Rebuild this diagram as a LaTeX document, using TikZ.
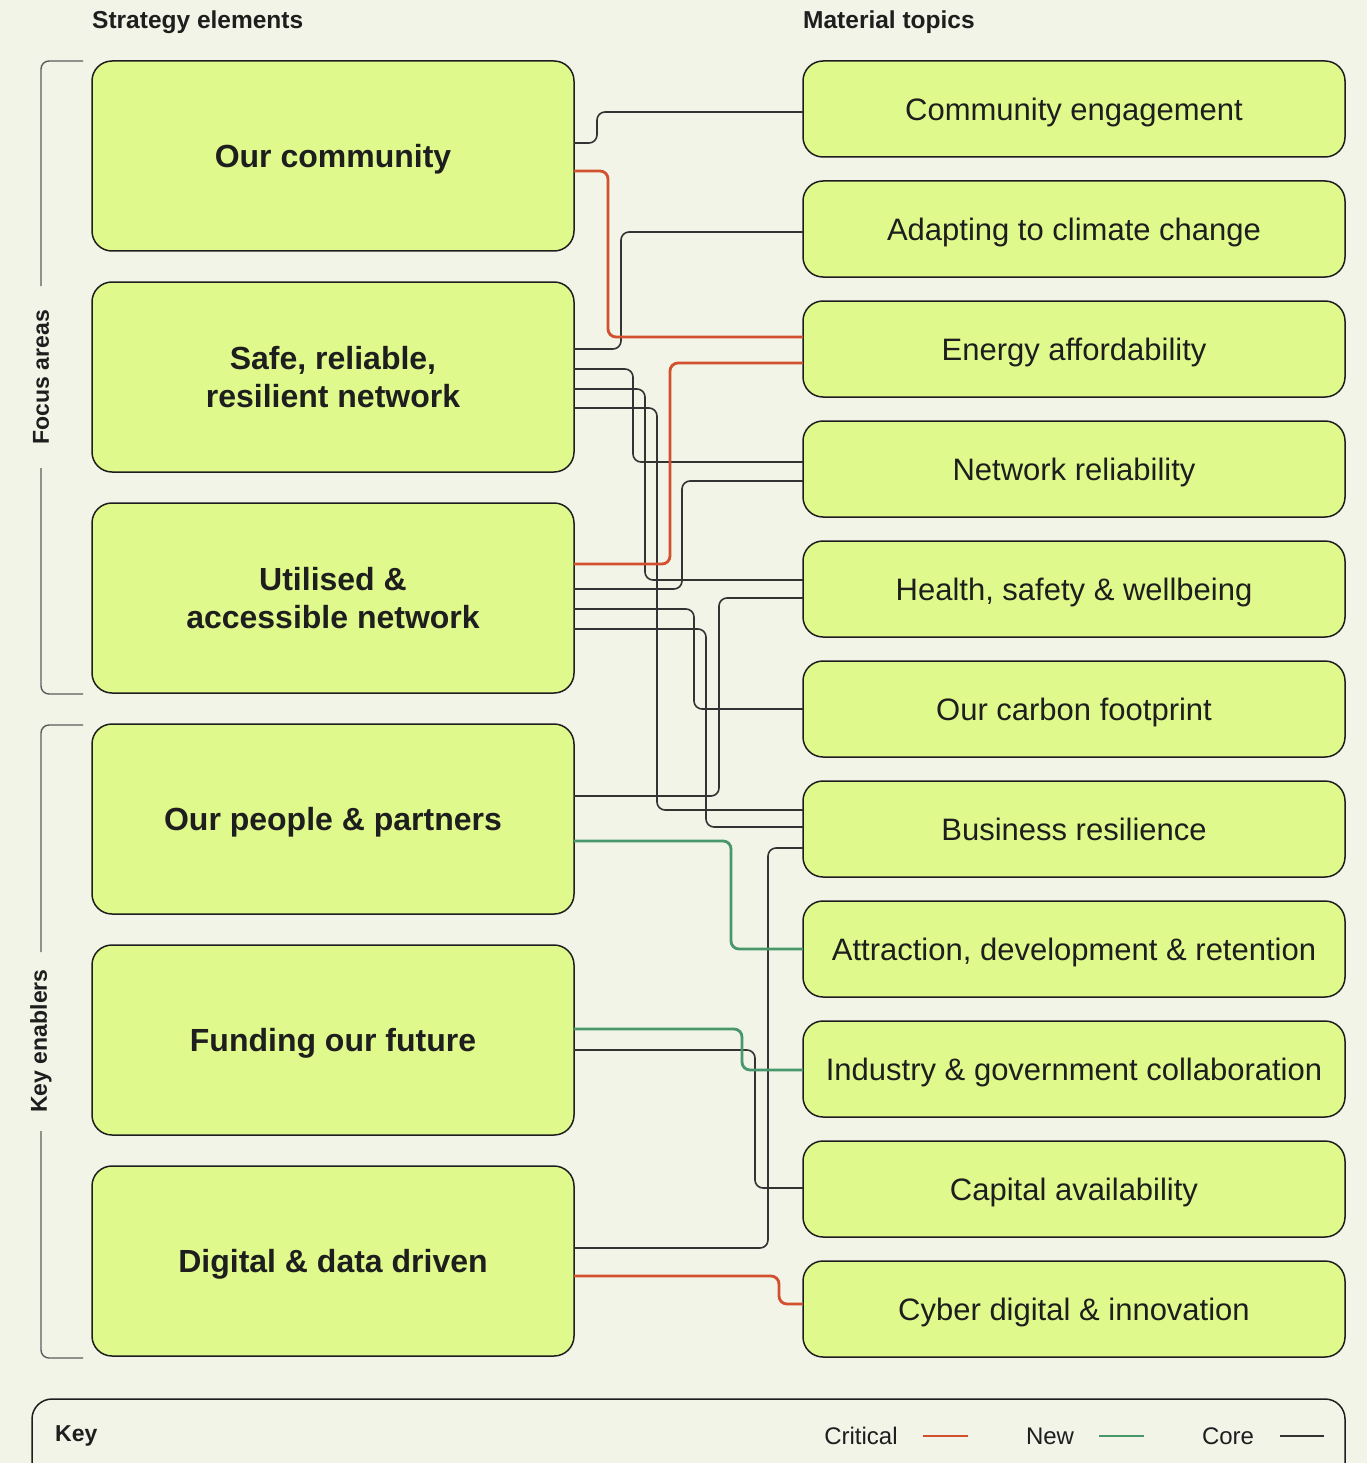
\documentclass[tikz,border=0pt]{standalone}
\usepackage{fontspec}
\setmainfont{Liberation Sans}
\usetikzlibrary{positioning,calc}

\definecolor{bgcol}{HTML}{F1F4E7}
\definecolor{boxfill}{HTML}{E0F98C}
\definecolor{inkcol}{HTML}{1E1E1E}
\definecolor{critred}{HTML}{D2502D}
\definecolor{newgreen}{HTML}{48976B}
\definecolor{coregray}{HTML}{333333}

\tikzset{
  lbox/.style={draw=inkcol, fill=boxfill, line width=1.5pt, rounded corners=20pt,
    minimum width=482pt, minimum height=190pt, inner sep=0pt, outer sep=0pt,
    text depth=-0.5pt, align=center, text=inkcol, font=\bfseries\fontsize{32}{38}\selectfont},
  rbox/.style={draw=inkcol, fill=boxfill, line width=1.5pt, rounded corners=20pt,
    minimum width=542pt, minimum height=96pt, inner sep=0pt, outer sep=0pt,
    text depth=-1pt, text=inkcol, font=\fontsize{31}{36}\selectfont},
  hdr/.style={anchor=west, inner sep=0pt, text=inkcol, font=\bfseries\fontsize{24.5}{28}\selectfont},
  sidelbl/.style={rotate=90, text=inkcol, font=\bfseries\fontsize{23}{28}\selectfont},
  keytxt/.style={inner sep=0pt, text=inkcol, font=\fontsize{24}{28}\selectfont},
  bracket/.style={draw=coregray!80, line width=1.4pt, rounded corners=8pt},
  corewire/.style={draw=coregray, line width=1.6pt, rounded corners=8pt},
  critwire/.style={draw=critred, line width=2.8pt, rounded corners=8pt},
  newwire/.style={draw=newgreen, line width=2.8pt, rounded corners=8pt}
}

% style, strategy node, offset from its top, x of the riser, topic node, offset from its top
\newcommand{\wire}[6]{%
  \coordinate (wa) at ($(#2.north east)+(0,#3)$);
  \coordinate (wb) at ($(#5.north west)+(0,#6)$);
  \draw[#1] (wa) -| (#4,0 |- wb) -- (wb);}

\begin{document}
\begin{tikzpicture}[x=1pt, y=-1pt]
\useasboundingbox[fill=bgcol] (0,0) rectangle (1367,1463);

\node[hdr] (strat) at (92,22) {Strategy elements};
\node[hdr] (mat) at (803,22) {Material topics};

% strategy elements
\node[lbox, anchor=north west] (comm) at (92,61) {Our community};
\node[lbox, below=31pt of comm] (safe) {Safe, reliable,\\resilient network};
\node[lbox, below=31pt of safe] (util) {Utilised \&\\accessible network};
\node[lbox, below=31pt of util] (people) {Our people \& partners};
\node[lbox, below=31pt of people] (fund) {Funding our future};
\node[lbox, below=31pt of fund] (digital) {Digital \& data driven};

% material topics
\node[rbox, anchor=north west] (engage) at (803,61) {Community engagement};
\node[rbox, below=24pt of engage] (adapt) {Adapting to climate change};
\node[rbox, below=24pt of adapt] (energy) {Energy affordability};
\node[rbox, below=24pt of energy] (netrel) {Network reliability};
\node[rbox, below=24pt of netrel] (health) {Health, safety \& wellbeing};
\node[rbox, below=24pt of health] (carbon) {Our carbon footprint};
\node[rbox, below=24pt of carbon] (busres) {Business resilience};
\node[rbox, below=24pt of busres] (attract) {Attraction, development \& retention};
\node[rbox, below=24pt of attract] (industry) {Industry \& government collaboration};
\node[rbox, below=24pt of industry] (capital) {Capital availability};
\node[rbox, below=24pt of capital] (cyber) {Cyber digital \& innovation};

% side brackets
\node[sidelbl] (focus) at (41,377) {Focus areas};
\node[sidelbl] (enablers) at (41,1041) {Key enablers};
\draw[bracket] (83,61) -- (41,61) -- (41,286);
\draw[bracket] (41,468) -- (41,694) -- (83,694);
\draw[bracket] (83,725) -- (41,725) -- (41,952);
\draw[bracket] (41,1131) -- (41,1358) -- (83,1358);

% core links
\wire{corewire}{comm}{82}{597}{engage}{51}
\wire{corewire}{safe}{67}{621}{adapt}{51}
\wire{corewire}{safe}{87}{633}{netrel}{41}
\wire{corewire}{safe}{107}{645}{health}{39}
\wire{corewire}{safe}{126}{657}{busres}{29}
\wire{corewire}{util}{86}{682}{netrel}{60}
\wire{corewire}{util}{106}{694}{carbon}{48}
\wire{corewire}{util}{126}{706}{busres}{46}
\wire{corewire}{people}{72}{719}{health}{57}
\wire{corewire}{fund}{105}{755}{capital}{47}
\wire{corewire}{digital}{82}{768}{busres}{67}
% critical links
\wire{critwire}{comm}{110}{608}{energy}{36}
\wire{critwire}{util}{61}{670}{energy}{62}
\wire{critwire}{digital}{110}{779}{cyber}{43}
% new links
\wire{newwire}{people}{117}{731}{attract}{48}
\wire{newwire}{fund}{84}{742}{industry}{49}

% key
\draw[draw=inkcol, line width=1.5pt, rounded corners=20pt] (32,1399) rectangle (1345,1500);
\node[anchor=west, inner sep=0pt, text=inkcol, font=\bfseries\fontsize{23}{26}\selectfont] (keylbl) at (55,1436) {Key};
\node[keytxt] (critlbl) at (861,1436) {Critical};
\node[keytxt] (newlbl) at (1050,1436) {New};
\node[keytxt] (corelbl) at (1228,1436) {Core};
\draw[critwire] ([xshift=25pt]critlbl.east) -- ++(45,0);
\draw[newwire] ([xshift=25pt]newlbl.east) -- ++(45,0);
\draw[corewire] ([xshift=26pt]corelbl.east) -- ++(44,0);
\end{tikzpicture}
\end{document}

● Exercise details: All of the data above should be transcribed verbatim, with pictures omitted.

● Correct output:
Rebuild this diagram as a LaTeX document, using TikZ.
\documentclass[tikz,border=0pt]{standalone}
\usepackage{fontspec}
\setmainfont{Liberation Sans}
\usetikzlibrary{positioning,calc}

\definecolor{bgcol}{HTML}{F1F4E7}
\definecolor{boxfill}{HTML}{E0F98C}
\definecolor{inkcol}{HTML}{1E1E1E}
\definecolor{critred}{HTML}{D2502D}
\definecolor{newgreen}{HTML}{48976B}
\definecolor{coregray}{HTML}{333333}

\tikzset{
  lbox/.style={draw=inkcol, fill=boxfill, line width=1.5pt, rounded corners=20pt,
    minimum width=482pt, minimum height=190pt, inner sep=0pt, outer sep=0pt,
    text depth=-0.5pt, align=center, text=inkcol, font=\bfseries\fontsize{32}{38}\selectfont},
  rbox/.style={draw=inkcol, fill=boxfill, line width=1.5pt, rounded corners=20pt,
    minimum width=542pt, minimum height=96pt, inner sep=0pt, outer sep=0pt,
    text depth=-1pt, text=inkcol, font=\fontsize{31}{36}\selectfont},
  hdr/.style={anchor=west, inner sep=0pt, text=inkcol, font=\bfseries\fontsize{24.5}{28}\selectfont},
  sidelbl/.style={rotate=90, text=inkcol, font=\bfseries\fontsize{23}{28}\selectfont},
  keytxt/.style={inner sep=0pt, text=inkcol, font=\fontsize{24}{28}\selectfont},
  bracket/.style={draw=coregray!80, line width=1.4pt, rounded corners=8pt},
  corewire/.style={draw=coregray, line width=1.6pt, rounded corners=8pt},
  critwire/.style={draw=critred, line width=2.8pt, rounded corners=8pt},
  newwire/.style={draw=newgreen, line width=2.8pt, rounded corners=8pt}
}

% style, strategy node, offset from its top, x of the riser, topic node, offset from its top
\newcommand{\wire}[6]{%
  \coordinate (wa) at ($(#2.north east)+(0,#3)$);
  \coordinate (wb) at ($(#5.north west)+(0,#6)$);
  \draw[#1] (wa) -| (#4,0 |- wb) -- (wb);}

\begin{document}
\begin{tikzpicture}[x=1pt, y=-1pt]
\useasboundingbox[fill=bgcol] (0,0) rectangle (1367,1463);

\node[hdr] (strat) at (92,22) {Strategy elements};
\node[hdr] (mat) at (803,22) {Material topics};

% strategy elements
\node[lbox, anchor=north west] (comm) at (92,61) {Our community};
\node[lbox, below=31pt of comm] (safe) {Safe, reliable,\\resilient network};
\node[lbox, below=31pt of safe] (util) {Utilised \&\\accessible network};
\node[lbox, below=31pt of util] (people) {Our people \& partners};
\node[lbox, below=31pt of people] (fund) {Funding our future};
\node[lbox, below=31pt of fund] (digital) {Digital \& data driven};

% material topics
\node[rbox, anchor=north west] (engage) at (803,61) {Community engagement};
\node[rbox, below=24pt of engage] (adapt) {Adapting to climate change};
\node[rbox, below=24pt of adapt] (energy) {Energy affordability};
\node[rbox, below=24pt of energy] (netrel) {Network reliability};
\node[rbox, below=24pt of netrel] (health) {Health, safety \& wellbeing};
\node[rbox, below=24pt of health] (carbon) {Our carbon footprint};
\node[rbox, below=24pt of carbon] (busres) {Business resilience};
\node[rbox, below=24pt of busres] (attract) {Attraction, development \& retention};
\node[rbox, below=24pt of attract] (industry) {Industry \& government collaboration};
\node[rbox, below=24pt of industry] (capital) {Capital availability};
\node[rbox, below=24pt of capital] (cyber) {Cyber digital \& innovation};

% side brackets
\node[sidelbl] (focus) at (41,377) {Focus areas};
\node[sidelbl] (enablers) at (41,1041) {Key enablers};
\draw[bracket] (83,61) -- (41,61) -- (41,286);
\draw[bracket] (41,468) -- (41,694) -- (83,694);
\draw[bracket] (83,725) -- (41,725) -- (41,952);
\draw[bracket] (41,1131) -- (41,1358) -- (83,1358);

% core links
\wire{corewire}{comm}{82}{597}{engage}{51}
\wire{corewire}{safe}{67}{621}{adapt}{51}
\wire{corewire}{safe}{87}{633}{netrel}{41}
\wire{corewire}{safe}{107}{645}{health}{39}
\wire{corewire}{safe}{126}{657}{busres}{29}
\wire{corewire}{util}{86}{682}{netrel}{60}
\wire{corewire}{util}{106}{694}{carbon}{48}
\wire{corewire}{util}{126}{706}{busres}{46}
\wire{corewire}{people}{72}{719}{health}{57}
\wire{corewire}{fund}{105}{755}{capital}{47}
\wire{corewire}{digital}{82}{768}{busres}{67}
% critical links
\wire{critwire}{comm}{110}{608}{energy}{36}
\wire{critwire}{util}{61}{670}{energy}{62}
\wire{critwire}{digital}{110}{779}{cyber}{43}
% new links
\wire{newwire}{people}{117}{731}{attract}{48}
\wire{newwire}{fund}{84}{742}{industry}{49}

% key
\draw[draw=inkcol, line width=1.5pt, rounded corners=20pt] (32,1399) rectangle (1345,1500);
\node[anchor=west, inner sep=0pt, text=inkcol, font=\bfseries\fontsize{23}{26}\selectfont] (keylbl) at (55,1436) {Key};
\node[keytxt] (critlbl) at (861,1436) {Critical};
\node[keytxt] (newlbl) at (1050,1436) {New};
\node[keytxt] (corelbl) at (1228,1436) {Core};
\draw[critwire] ([xshift=25pt]critlbl.east) -- ++(45,0);
\draw[newwire] ([xshift=25pt]newlbl.east) -- ++(45,0);
\draw[corewire] ([xshift=26pt]corelbl.east) -- ++(44,0);
\end{tikzpicture}
\end{document}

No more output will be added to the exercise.